There was at one point one Jamarcus Russell. He entered the Jimbo Fisher offense on this play.


"You made a nice throw on this play, Jamarcus," he said, writing on the whiteboard.

"Sir, I've...I've never seen that play before." That Jamarcus had just reported to camp and settled into the dorms at LSU. He had, to his knowledge, never seen the play before, or even been coached for a single down by Jimbo Fisher.

"You have, Jamarcus. You've both thrown this play and already not thrown it. This play is every play. This play is no play at all. Our offense is multiple, Jamarcus. Are you aware of what that means, Jamarcus? Truly aware?"

I was not.

"Jamarcus, every single action creates reality. Every last single one of them. With each single twitch of the finger, you redefine reality. What'd you have for lunch, son?"

"I had a ham sandwich, sir. Some chips, too."

"Somewhere, there was another Jamarcus Russell who had a salad. And then another the next day, and the other, and somewhere yet another Jamarcus who continued doing this until he was a lean, mean killing machine of a football player. He's already out there somewhere, Jamarcus. You see what I'm saying?"


"Well...lemme just say this. What's the best thing an offense can be? Multiple, that's what. And what's the most multiple thing in the world? Everything, that's what. And what's the most inclusive view of everything?

"I dunno."

"Simple: the quantum playbook. Every play is your base play. Every pass route ends with every outcome. Every audible is on; every protection has been made, countered, and made again. Take the Z receiver here. He's running a post route, right?"

"Yeah, coach."

"Sure he is. But what if the middle of the field ain't open? Well, here's what could happen. He can turn that route upfield."


"And then turn into this."


"That'll freak 'em out, right?"

"Sure would, coach."

"Then he's running full speed towards the wall, right?"


"What's he gonna do, Jamarcus? Is he just gonna keep going and hit that durned ol' wall at 20 miles per hour? No sir, he's gonna duck through a wormhole just at the last second."

"A wha--"

"He'll find hisself on a mysterious train in a mythical island filled with riddles."


"Is that a touchdown, coach?"

"No, but it's fuckin' fascinating, that's what it is. You know what ain't on that mystic island of riddles?"

"What, coach?"

"A physical defensive back stiffing him at the line of scrimmage, that's what. Wide open all day and behind the defense to an extent they can't possibly comprehend. Who else runs THAT route, huh? That's the point, son: we're every offense at once, except in one place."

"That sounds confusing, coach."

"In certain realities it is, sure. But you'll get it, or you won't. It'll work out either way."

He was right. I went on that season to win ten games, and five, and also go undefeated. I was drafted by the Colts, the Chargers, and the Raiders. (The Raiders one was funny, and also not.) I left football, and stayed in, and did both, and also became a noted reality show star in Venezuela after three seasons in the league. JImbo was right: I was all things at once in the Jimbo Fisher offense: failure, success, mystery, plain fact, given, enigma, bot, human, ignominy, heroism, shame, and triumph.

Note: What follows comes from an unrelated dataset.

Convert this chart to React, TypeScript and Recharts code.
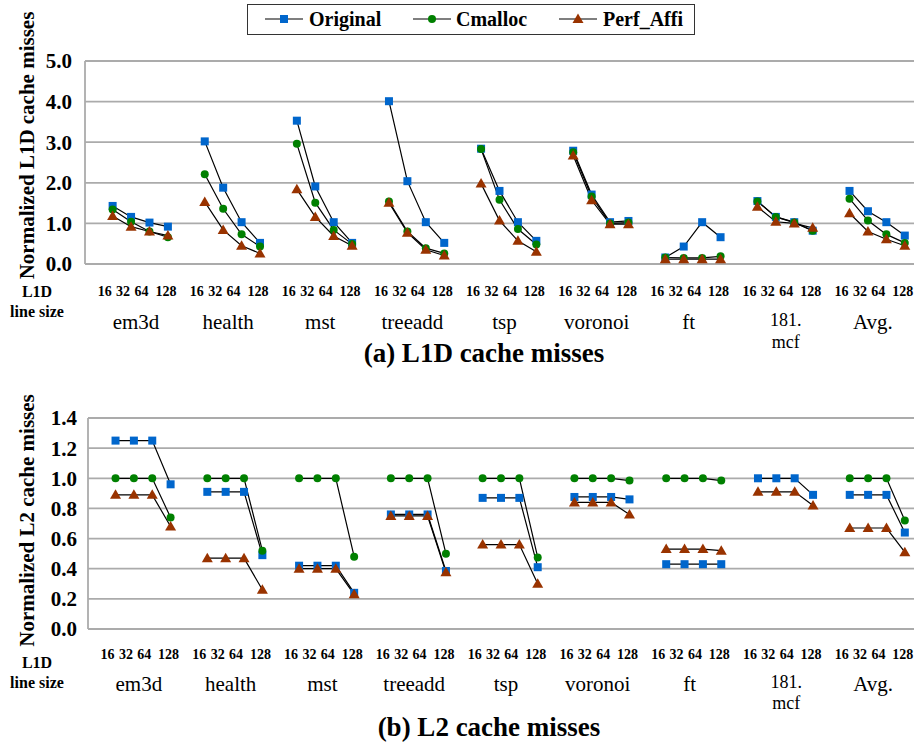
import React from 'react';
import { LineChart, Line, XAxis, YAxis, CartesianGrid } from 'recharts';

// ---------- categories ----------
const benchmarks = ['em3d', 'health', 'mst', 'treeadd', 'tsp', 'voronoi', 'ft', '181.|mcf', 'Avg.'];
const lineSizes = ['16', '32', '64', '128'];
const l1Ticks = [0, 1, 2, 3, 4, 5];
const l2Ticks = [0, 0.2, 0.4, 0.6, 0.8, 1.0, 1.2, 1.4];

// ---------- (a) L1D cache misses ----------
const l1Original = [
  1.43, 1.16, 1.02, 0.92,
  3.02, 1.88, 1.03, 0.52,
  3.53, 1.91, 1.03, 0.52,
  4.01, 2.04, 1.03, 0.52,
  2.84, 1.80, 1.03, 0.57,
  2.79, 1.71, 1.03, 1.06,
  0.16, 0.43, 1.03, 0.66,
  1.55, 1.16, 1.03, 0.82,
  1.80, 1.30, 1.03, 0.70,
];
const l1Cmalloc = [
  1.34, 1.04, 0.80, 0.66,
  2.21, 1.36, 0.73, 0.43,
  2.96, 1.51, 0.84, 0.49,
  1.54, 0.80, 0.39, 0.26,
  2.83, 1.58, 0.86, 0.48,
  2.75, 1.66, 1.00, 1.02,
  0.16, 0.15, 0.15, 0.19,
  1.54, 1.16, 1.02, 0.82,
  1.61, 1.07, 0.73, 0.52,
];
const l1Perf = [
  1.18, 0.92, 0.80, 0.70,
  1.53, 0.84, 0.45, 0.26,
  1.84, 1.16, 0.69, 0.45,
  1.51, 0.77, 0.35, 0.21,
  1.98, 1.07, 0.57, 0.30,
  2.67, 1.57, 0.98, 0.98,
  0.12, 0.12, 0.12, 0.12,
  1.41, 1.04, 1.00, 0.89,
  1.25, 0.80, 0.61, 0.45,
];

// ---------- (b) L2 cache misses ----------
const l2Original = [
  1.25, 1.25, 1.25, 0.96,
  0.91, 0.91, 0.91, 0.49,
  0.42, 0.42, 0.42, 0.24,
  0.76, 0.76, 0.76, 0.385,
  0.87, 0.87, 0.87, 0.41,
  0.876, 0.876, 0.876, 0.86,
  0.43, 0.43, 0.43, 0.43,
  1.0, 1.0, 1.0, 0.89,
  0.89, 0.89, 0.89, 0.64,
];
const l2Cmalloc = [
  1.0, 1.0, 1.0, 0.74,
  1.0, 1.0, 1.0, 0.52,
  1.0, 1.0, 1.0, 0.48,
  1.0, 1.0, 1.0, 0.50,
  1.0, 1.0, 1.0, 0.475,
  1.0, 1.0, 1.0, 0.985,
  1.0, 1.0, 1.0, 0.985,
  null, null, null, null,
  1.0, 1.0, 1.0, 0.72,
];
const l2Perf = [
  0.89, 0.89, 0.89, 0.68,
  0.47, 0.47, 0.47, 0.26,
  0.40, 0.40, 0.40, 0.23,
  0.75, 0.75, 0.75, 0.376,
  0.56, 0.56, 0.56, 0.30,
  0.84, 0.84, 0.84, 0.76,
  0.53, 0.53, 0.53, 0.52,
  0.91, 0.91, 0.91, 0.82,
  0.67, 0.67, 0.67, 0.51,
];

type Row = { slot: number; group: string; size: string; Original: number | null; Cmalloc: number | null; Perf_Affi: number | null };

function buildData(orig: (number | null)[], cm: (number | null)[], perf: (number | null)[]): Row[] {
  const rows: Row[] = [];
  benchmarks.forEach((b, g) => {
    rows.push({ slot: g * 5, group: b, size: '', Original: null, Cmalloc: null, Perf_Affi: null });
    lineSizes.forEach((s, k) => {
      const i = g * 4 + k;
      rows.push({ slot: g * 5 + 1 + k, group: b, size: s, Original: orig[i], Cmalloc: cm[i], Perf_Affi: perf[i] });
    });
  });
  return rows;
}

const l1Data = buildData(l1Original, l1Cmalloc, l1Perf);
const l2Data = buildData(l2Original, l2Cmalloc, l2Perf);

const BLUE = '#0066CC';
const GREEN = '#008000';
const BROWN = '#993300';
const GRID = '#ABABAB';
const SERIF = '"Liberation Serif", "Times New Roman", serif';

const squareDot = (p: any) => {
  if (p.cx == null || p.cy == null || p.value == null) return <g key={p.key} />;
  return <rect key={p.key} x={p.cx - 4} y={p.cy - 4} width={8} height={8} fill={BLUE} />;
};
const circleDot = (p: any) => {
  if (p.cx == null || p.cy == null || p.value == null) return <g key={p.key} />;
  return <circle key={p.key} cx={p.cx} cy={p.cy} r={4} fill={GREEN} />;
};
const triDot = (p: any) => {
  if (p.cx == null || p.cy == null || p.value == null) return <g key={p.key} />;
  return (
    <polygon
      key={p.key}
      points={`${p.cx},${p.cy - 5.5} ${p.cx + 5.5},${p.cy + 4} ${p.cx - 5.5},${p.cy + 4}`}
      fill={BROWN}
    />
  );
};

type TickCfg = { numDy: number; groupDy: number; mcfDy1: number; mcfDy2: number };

function makeTick(rows: Row[], cfg: TickCfg) {
  const bySlot: Record<number, Row> = {};
  rows.forEach((r) => (bySlot[r.slot] = r));
  return (props: any) => {
    const { x, y, payload } = props;
    const row = bySlot[payload.value];
    if (!row || !row.size) return <g />;
    const dx = row.size === '128' ? -2 : -8;
    let groupEl: React.ReactNode = null;
    if (row.size === '32') {
      const gx = x + 5;
      if (row.group.includes('|')) {
        const [a, b] = row.group.split('|');
        groupEl = (
          <g>
            <text x={gx + 5} y={y + cfg.mcfDy1} textAnchor="middle" fontFamily={SERIF} fontSize={18} fill="#000">{a}</text>
            <text x={gx + 5} y={y + cfg.mcfDy2} textAnchor="middle" fontFamily={SERIF} fontSize={18} fill="#000">{b}</text>
          </g>
        );
      } else {
        groupEl = (
          <text x={gx} y={y + cfg.groupDy} textAnchor="middle" fontFamily={SERIF} fontSize={21} fill="#000">{row.group}</text>
        );
      }
    }
    return (
      <g>
        <text x={x + dx} y={y + cfg.numDy} textAnchor="middle" fontFamily={SERIF} fontSize={14} fontWeight="bold" fill="#000">
          {row.size}
        </text>
        {groupEl}
      </g>
    );
  };
}

const YLabel = (props: any) => {
  const { viewBox, text, shift } = props;
  const cx = 27;
  const cy = viewBox.y + viewBox.height / 2 + shift;
  return (
    <text
      x={cx}
      y={cy}
      transform={`rotate(-90 ${cx} ${cy})`}
      textAnchor="middle"
      dominantBaseline="central"
      fontFamily={SERIF}
      fontSize={21}
      fontWeight="bold"
      fill="#000"
    >
      {text}
    </text>
  );
};

type PanelProps = {
  data: Row[];
  width: number;
  height: number;
  margin: { top: number; right: number; left: number; bottom: number };
  yWidth: number;
  yDomain: [number, number];
  yTicks: number[];
  yLabel: string;
  yShift: number;
  tickCfg: TickCfg;
  tickMargin: number;
};

function Panel(p: PanelProps) {
  const ticks = p.data.filter((r) => r.size).map((r) => r.slot);
  return (
    <LineChart width={p.width} height={p.height} data={p.data} margin={p.margin}>
      <CartesianGrid vertical={false} stroke={GRID} strokeWidth={1.8} />
      <XAxis
        type="number"
        dataKey="slot"
        domain={[-0.5, 44.5]}
        ticks={ticks}
        interval={0}
        tick={makeTick(p.data, p.tickCfg)}
        tickLine={false}
        axisLine={false}
        tickSize={0}
        tickMargin={0}
        height={60}
      />
      <YAxis
        type="number"
        domain={p.yDomain}
        ticks={p.yTicks}
        interval={0}
        width={p.yWidth}
        tickLine={false}
        tickSize={0}
        tickMargin={p.tickMargin}
        axisLine={{ stroke: GRID, strokeWidth: 1.8 }}
        tickFormatter={(v: number) => v.toFixed(1)}
        tick={{ fontFamily: SERIF, fontSize: 21, fontWeight: 'bold', fill: '#000' }}
        label={<YLabel text={p.yLabel} shift={p.yShift} />}
      />
      <Line dataKey="Original" stroke="#000" strokeWidth={1.2} dot={squareDot} activeDot={false} isAnimationActive={false} connectNulls={false} />
      <Line dataKey="Cmalloc" stroke="#000" strokeWidth={1.2} dot={circleDot} activeDot={false} isAnimationActive={false} connectNulls={false} />
      <Line dataKey="Perf_Affi" stroke="#000" strokeWidth={1.2} dot={triDot} activeDot={false} isAnimationActive={false} connectNulls={false} />
    </LineChart>
  );
}

const legendItems = [
  { name: 'Original', lineX: 17, textX: 61, marker: 'square' },
  { name: 'Cmalloc', lineX: 165, textX: 208, marker: 'circle' },
  { name: 'Perf_Affi', lineX: 311, textX: 355, marker: 'tri' },
];

function LegendMarker({ kind }: { kind: string }) {
  return (
    <svg width={38} height={14} style={{ display: 'block' }}>
      <line x1={0} y1={7} x2={38} y2={7} stroke="#000" strokeWidth={1.2} />
      {kind === 'square' && <rect x={15} y={3} width={8} height={8} fill={BLUE} />}
      {kind === 'circle' && <circle cx={19} cy={7} r={4} fill={GREEN} />}
      {kind === 'tri' && <polygon points="19,1.5 24.5,11 13.5,11" fill={BROWN} />}
    </svg>
  );
}

const textStyle: React.CSSProperties = { position: 'absolute', fontFamily: SERIF, color: '#000', whiteSpace: 'nowrap' };

export default function App() {
  return (
    <div style={{ position: 'absolute', left: 0, top: 0, width: 921, height: 746, background: '#fff', overflow: 'hidden' }}>
      <div style={{ position: 'absolute', left: 0, top: 0 }}>
        <Panel
          data={l1Data}
          width={921}
          height={375}
          margin={{ top: 61, right: 7, left: 0, bottom: 51 }}
          yWidth={85}
          yDomain={[0, 5]}
          yTicks={l1Ticks}
          yLabel="Normalized L1D cache misses"
          yShift={-17}
          tickCfg={{ numDy: 32, groupDy: 65, mcfDy1: 62, mcfDy2: 84 }}
          tickMargin={13}
        />
      </div>
      <div style={{ position: 'absolute', left: 0, top: 375 }}>
        <Panel
          data={l2Data}
          width={921}
          height={371}
          margin={{ top: 43, right: 7, left: 0, bottom: 57 }}
          yWidth={88}
          yDomain={[0, 1.4]}
          yTicks={l2Ticks}
          yLabel="Normalized L2 cache misses"
          yShift={-3}
          tickCfg={{ numDy: 30, groupDy: 62, mcfDy1: 59, mcfDy2: 80 }}
          tickMargin={11}
        />
      </div>

      {/* legend */}
      <div
        style={{
          position: 'absolute',
          left: 247,
          top: 4,
          width: 448,
          height: 31,
          border: '1.5px solid #333',
          boxSizing: 'border-box',
          background: '#fff',
        }}
      >
        {legendItems.map((it) => (
          <React.Fragment key={it.name}>
            <div style={{ position: 'absolute', left: it.lineX, top: 7 }}>
              <LegendMarker kind={it.marker} />
            </div>
            <div style={{ ...textStyle, left: it.textX, top: 3, fontSize: 20, lineHeight: '22px', fontWeight: 'bold' }}>{it.name}</div>
          </React.Fragment>
        ))}
      </div>

      {/* L1D line size labels */}
      {[{ y1: 283, y2: 303 }, { y1: 654, y2: 674 }].map((p, i) => (
        <React.Fragment key={i}>
          <div style={{ ...textStyle, left: 0, width: 74, textAlign: 'center', top: p.y1, fontSize: 16, lineHeight: '18px', fontWeight: 'bold' }}>L1D</div>
          <div style={{ ...textStyle, left: 0, width: 74, textAlign: 'center', top: p.y2, fontSize: 16, lineHeight: '18px', fontWeight: 'bold' }}>line size</div>
        </React.Fragment>
      ))}

      {/* captions */}
      <div style={{ ...textStyle, left: 284, width: 400, textAlign: 'center', top: 337, fontSize: 27, lineHeight: '32px', fontWeight: 'bold' }}>
        (a) L1D cache misses
      </div>
      <div style={{ ...textStyle, left: 289, width: 400, textAlign: 'center', top: 711, fontSize: 27, lineHeight: '32px', fontWeight: 'bold' }}>
        (b) L2 cache misses
      </div>
    </div>
  );
}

The only defense for it, ultimately, was itself. On any night, it was all things, but ultimately had to walk the path between one choice and another. Those sunbeams had to split. E.J. Manuel never understood that on the night they lost to NC State, somewhere, just through the 3.4 centimeters of quantum matter separating us from the next plane of existence, he was in fact winning that same game, yet differently. His choice would be his, and would always be his unless he went to a black hole where time, space, light, and energy converge at an infinitely dense point from which there is no exit, no other side.

He went to Buffalo. That is the same thing, I'm told, at least according to those who know the universe's playbook better than we do.


P.S. There's a timeline where Jeff Bowden took over after Bobby retired. Florida State has two championships there. In basketball. Also that Earth is ruled by OwlLords.